1. An electrochemical cell comprising:

a cylindrical container having an axially extending sidewall;

a cathode disposed within the sidewall having an inner surface that defines a centrally disposed void filled with internal cell ingredients;

an endplate connected to the container, wherein the endplate defines an aperture extending therethrough;

an ionically permeable separator interposed between the cell ingredients and the cathode;

a negative current collector at least partially disposed within the void and electrically connected to the cell ingredients, the current collector having a distal end that is connected to the endplate;

a compressed seal member disposed between the endplate and container, wherein the seal prevents the cell ingredients from flowing therebetween; and

a vent member separate from the seal member providing a blockage to the aperture, wherein the vent opens when an internal cell pressure has exceeded a predetermined threshold.

2. The cell as recited in claim 1, wherein the seal member comprises a gasket.

3. The cell as recited in claim 2, wherein the seal is a plastic.

4. The cell as recited in claim 2, wherein the seal is an elastomer.

5. The cell as recited in claim 2, wherein the seal comprises nylon.

6. The cell as recited in claim 2, wherein the container and gasket are crimped over the endplate.

7. The cell as recited in claim 1, wherein the vent member comprises a layer of film connected to an inner surface of the endplate so as to extend over the aperture.

8. The cell as recited in claim 7, wherein the vent member is made of a nylon material.

9. The cell as recited in claim 2, wherein the gasket further extends radially inwardly, and includes a hub that surrounds the negative current collector.

10. The cell as recited in claim 9, wherein the gasket defines a second aperture extending therethrough and in communication with the aperture of the endplate, further comprising a layer of film extending across the second aperture.

11. The cell as recited in claim 9, further comprising a washer having an inner and outer end that bias the gasket against the current collector and container, respectively.

12. The electrochemical cell as recited in claim 11, wherein the washer further defines a second aperture extending therethrough and in communication with the aperture of the endplate, further comprising a layer of film extending across the second aperture.

13. An electrochemical cell comprising:

a cylindrical container having an axially extending sidewall;

an endplate connected to the container, wherein the endplate defines a first aperture extending therethrough;

a compressed elastomeric gasket having an outer end disposed between the endplate and container, and having an inner hub connected to the current collector, wherein the gasket defines a second aperture extending therethrough;

a washer disposed adjacent the gasket providing a spring force that biases the inner hub against the current collector and that further biases the outer end against the container, wherein the washer defines a third aperture extending therethrough; and

a film extending across the second aperture, wherein the film ruptures when an internal cell pressure exceeds a predetermined threshold.
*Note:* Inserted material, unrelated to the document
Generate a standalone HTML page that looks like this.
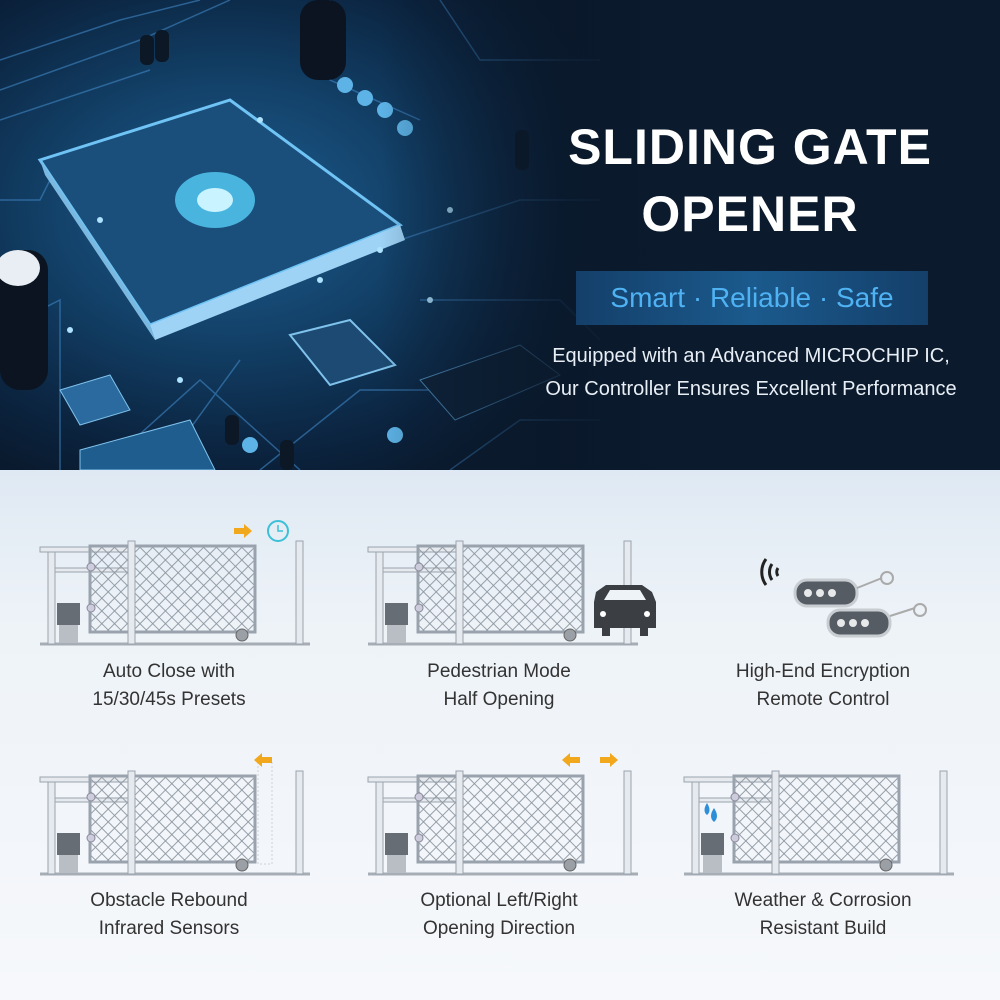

14. The electrochemical cell as recited in claim 13, wherein the film bows outwardly under pressure, the cell further comprising a nub that engages the bowed film to rupture the vent.

15. The electrochemical cell as recited in claim 13, wherein the gasket and washer further comprise radially and axially extending components.

16. The electrochemical cell as recited in claim 13, wherein the container and gasket are crimped over the endplate.